Ice climbing and first aid training – PES Summit 12 field weekend
11 Mar 2015
The Lake District beckoned for last weekend’s Perse Exploration Society Summit 12 field weekend.
Upper Sixth student and Fire Chief Council Chairman, Aylwin Racher, wrote a piece on the events of the weekend – we hope you enjoy reading.
“Over the last weekend the thirty six members of Summit 12 ventured up to Borrowdale in the Cumbrian Lake District for some intensive expedition training for the upcoming trip to Ladakh this summer. This Field Weekend was designed to prepare the group in expedition style living; living out of one bag for weeks on end, and where home is two square meters of canvas shared with one other lucky soul. This also stretched to mealtimes, which in many ways expeditions centre around; three course seated meals may not be the first thing that comes to mind, but good food and good company (coupled with almost obsessive hand hygiene) are more important to the physical and mental state of a group than anything else.

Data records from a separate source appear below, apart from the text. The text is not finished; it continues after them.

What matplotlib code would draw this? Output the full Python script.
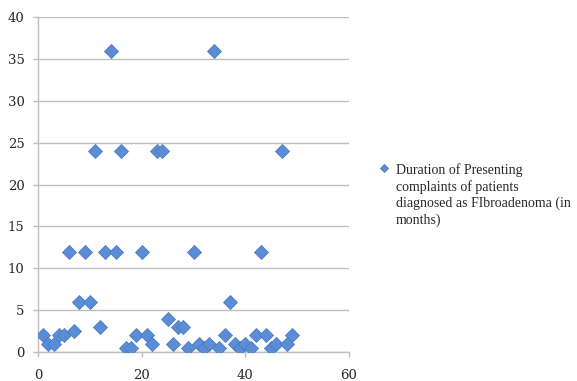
import matplotlib
matplotlib.use("Agg")
import matplotlib.pyplot as plt

# Patient serial number and duration of presenting complaints (months)
patient_no = list(range(1, 50))
duration_months = [2, 1, 1, 2, 2, 12, 2.5, 6, 12, 6,
                   24, 3, 12, 36, 12, 24, 0.5, 0.5, 2, 12,
                   2, 1, 24, 24, 4, 1, 3, 3, 0.5, 12,
                   1, 0.5, 1, 36, 0.5, 2, 6, 1, 0.5, 1,
                   0.5, 2, 12, 2, 0.5, 1, 24, 1, 2]
series_label = ("Duration of Presenting\ncomplaints of patients\n"
                "diagnosed as FIbroadenoma (in\nmonths)")
x_ticks = [0, 20, 40, 60]
y_ticks = [0, 5, 10, 15, 20, 25, 30, 35, 40]

W, H = 577, 381
fig = plt.figure(figsize=(W / 100, H / 100), dpi=100)
ax = fig.add_axes([38 / W, 1 - 352 / H, (349 - 38) / W, (352 - 17) / H])

tick_font = "DejaVu Serif"
legend_font = "Liberation Serif"
text_color = "#262626"
grid_color = "#BEBEBE"

ax.plot(patient_no, duration_months, linestyle="none", marker="D",
        markersize=7.0, markerfacecolor="#5B8DD6", markeredgecolor="#4A7CC4",
        markeredgewidth=0.6, label=series_label, zorder=3)

ax.set_xlim(0, 60)
ax.set_ylim(0, 40)
ax.set_xticks(x_ticks)
ax.set_yticks(y_ticks)
ax.yaxis.grid(True, color=grid_color, linewidth=1.0)
ax.set_axisbelow(True)

for side in ("top", "right"):
    ax.spines[side].set_visible(False)
for side in ("left", "bottom"):
    ax.spines[side].set_color(grid_color)
    ax.spines[side].set_linewidth(1.0)

ax.tick_params(axis="both", direction="out", length=3.8, width=1.0,
               color=grid_color, labelcolor=text_color)
ax.tick_params(axis="x", pad=8.5)
ax.tick_params(axis="y", pad=6.0)
for lbl in ax.get_xticklabels() + ax.get_yticklabels():
    lbl.set_fontfamily(tick_font)
    lbl.set_fontsize(9.5)

leg = fig.legend(loc="upper left", bbox_to_anchor=(373 / W, 1 - 156 / H),
                 frameon=False, handlelength=0.55, handletextpad=0.6,
                 borderpad=0, markerscale=0.65,
                 prop={"family": legend_font, "size": 10})
for txt in leg.get_texts():
    txt.set_color(text_color)
    txt.set_linespacing(1.3)
# keep the legend marker level with the first line of the label
for column in leg._legend_handle_box.get_children():
    for item in column.get_children():
        item.align = "top"

fig.savefig("out.png", dpi=100)
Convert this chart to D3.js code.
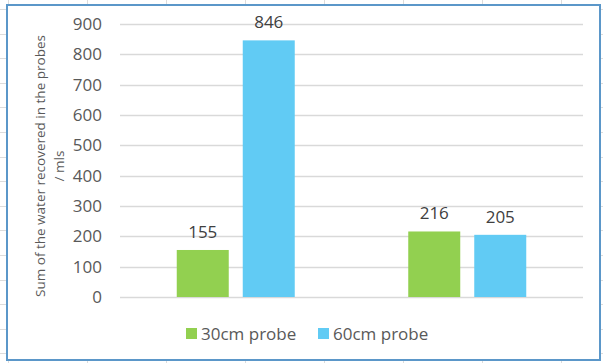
<!DOCTYPE html>
<html>
<head>
<meta charset="utf-8">
<script src="https://cdn.jsdelivr.net/npm/d3@7"></script>
<style>
  body { margin: 0; background: #fff; }
  svg text { font-family: "Open Sans", sans-serif; }
</style>
</head>
<body>
<div class="chart"></div>
<script>
// chart data
const groups = ['Group 1', 'Group 2']
const seriesNames = ['30cm probe', '60cm probe']
const probe30 = [155, 216]
const probe60 = [846, 205]
const yTicks = [0, 100, 200, 300, 400, 500, 600, 700, 800, 900]
const yTitle = ['Sum of the water recovered in the probes', '/ mls']

const colors = ['#92d050', '#61cbf4']

let w = 603,
    h = 363,
    plotLeft = 120,
    plotRight = 583,
    plotTop = 24,
    plotBottom = 297

const svg = d3.select('.chart')
              .append('svg')
              .attr('width', w)
              .attr('height', h)

// spreadsheet cells behind the chart
const cells = svg.append('g').attr('stroke', '#dcdcdc').attr('stroke-width', 1)
cells.selectAll('line.v')
     .data(d3.range(8, w, 79))
     .enter().append('line')
     .attr('x1', d => d + 0.5).attr('x2', d => d + 0.5)
     .attr('y1', 0).attr('y2', h)
cells.selectAll('line.h')
     .data(d3.range(9, h, 24.6))
     .enter().append('line')
     .attr('x1', 0).attr('x2', w)
     .attr('y1', d => Math.round(d) + 0.5).attr('y2', d => Math.round(d) + 0.5)

// chart area
svg.append('rect')
   .attr('x', 7)
   .attr('y', 5)
   .attr('width', 593)
   .attr('height', 355)
   .attr('fill', '#fff')
   .attr('stroke', '#5b97c9')
   .attr('stroke-width', 2)

const yScale = d3.scaleLinear()
                 .domain([0, 900])
                 .range([plotBottom, plotTop])

const x0 = d3.scaleBand()
             .domain(groups)
             .range([plotLeft, plotRight])

const groupW = 118
const x1 = d3.scaleBand()
             .domain(seriesNames)
             .range([0, groupW])
             .paddingInner(14 / 66)

// gridlines
svg.append('g')
   .selectAll('line')
   .data(yTicks)
   .enter().append('line')
   .attr('x1', plotLeft)
   .attr('x2', plotRight)
   .attr('y1', d => Math.round(yScale(d)) + 0.5)
   .attr('y2', d => Math.round(yScale(d)) + 0.5)
   .attr('stroke', '#d9d9d9')
   .attr('stroke-width', 1.5)

const yAxis = d3.axisLeft(yScale)
                .tickValues(yTicks)
                .tickSize(0)
                .tickPadding(18)
const gy = svg.append('g')
              .attr('transform', `translate(${plotLeft},0)`)
              .call(yAxis)
gy.select('.domain').remove()
gy.selectAll('text')
  .attr('font-size', 17)
  .attr('fill', '#595959')
  .style('font-family', '"Open Sans", sans-serif')

// bars
const rows = groups.map((g, i) => ({
  group: g,
  values: [
    { name: seriesNames[0], value: probe30[i], color: colors[0] },
    { name: seriesNames[1], value: probe60[i], color: colors[1] }
  ]
}))

const gGroups = svg.selectAll('.grp')
                   .data(rows)
                   .enter().append('g')
                   .attr('class', 'grp')
                   .attr('transform', d => `translate(${x0(d.group) + (x0.bandwidth() - groupW) / 2},0)`)

gGroups.selectAll('rect')
       .data(d => d.values)
       .enter().append('rect')
       .attr('x', d => x1(d.name))
       .attr('y', d => yScale(d.value))
       .attr('width', x1.bandwidth())
       .attr('height', d => yScale(0) - yScale(d.value))
       .attr('fill', d => d.color)

gGroups.selectAll('text')
       .data(d => d.values)
       .enter().append('text')
       .attr('x', d => x1(d.name) + x1.bandwidth() / 2)
       .attr('y', d => yScale(d.value) - 12)
       .attr('text-anchor', 'middle')
       .attr('font-size', 17)
       .attr('fill', '#404040')
       .text(d => d.value)

// axis title
const title = svg.append('text')
                 .attr('transform', 'translate(45,166) rotate(-90)')
                 .attr('text-anchor', 'middle')
                 .attr('font-size', 13.5)
                 .attr('fill', '#595959')
title.selectAll('tspan')
     .data(yTitle)
     .enter().append('tspan')
     .attr('x', 0)
     .attr('dy', (d, i) => i ? 19 : 0)
     .text(d => d)

// legend
const legend = svg.append('g').attr('id', 'legend')
const legendX = [186, 318]
seriesNames.forEach((name, i) => {
  legend.append('rect')
        .attr('x', legendX[i])
        .attr('y', 328)
        .attr('width', 11)
        .attr('height', 11)
        .attr('fill', colors[i])
  legend.append('text')
        .attr('x', legendX[i] + 15)
        .attr('y', 340)
        .attr('font-size', 17)
        .attr('fill', '#595959')
        .text(name)
})
</script>
</body>
</html>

Activities were similarly focused; extended first aid training, covering all manner of fractures, breaks, and traumas was given including the practise of triage in a large multi casualty situation. Methods of casualty extraction, especially necessary in remote areas, often miles from road access were also covered in detail. The same lectures, incidentally are given to first year junior doctors. This all culminated in a simulated avalanche scenario with four casualties, which the teams had to work through triage, treatment and evacuation under time pressure, and the watchful eye of our expedition medicine specialist Dr Jeremy Evans.
To be able to train for the use of crampons and ice axes that we will need on our ascent we took turns to visit an ice climbing wall in Keswick, best thought of as an oversized freezer, in which we scaled the sides, getting used to having twelve spikes protruding from our boots and placing axes in the ice in such a way that would hold, and not send us down the wall in a shower of ice chunks.
Due to the exceptionally high winds that weekend, the walks were much tamer than usual; one including an unprecedented hour-long coffee break in a cosy tea room in central Keswick. Nonetheless some found areas of challenging ground over which to scramble, and the weekend served as an ample testing ground for new equipment and to show up flaws in people’s gear. The hike days culminated in a river crossing, a skill that will be vital as our route snakes over the Ladakhi valley floor, meaning river crossings are commonplace. One half managed to get only a light dipping in the river, however the second half to go, had twentyfour hours of intense Lake District rain to swell the river so we found ourselves hip deep in chilly waters. Myself, Mr Parker and Dr Davies then took a more adventurous route through the faster flowing mild whitewater sections of the river; as we hit the waist deep thalweg of the river we feared that perhaps we had bitten off more than we could chew as the flow of the river threatened to sweep our legs out from underneath us, but we tightened our grips and shouted calls over the roar of the river until we reached the stability of the far bank, returning to camp with our prides thankfully intact.
The whole weekend was also effective in galvanising the group to a well oiled team, and pack down was seeming record breakingly fast, setting a good prospect for the gargantuan charity building projects we have set ourselves this summer. Despite the high winds the trip was both enjoyable and has us well prepared for Ladakh. Many thanks to the staff who accompanied us, and we now have our sights firmly set on Stok Khangri this summer.”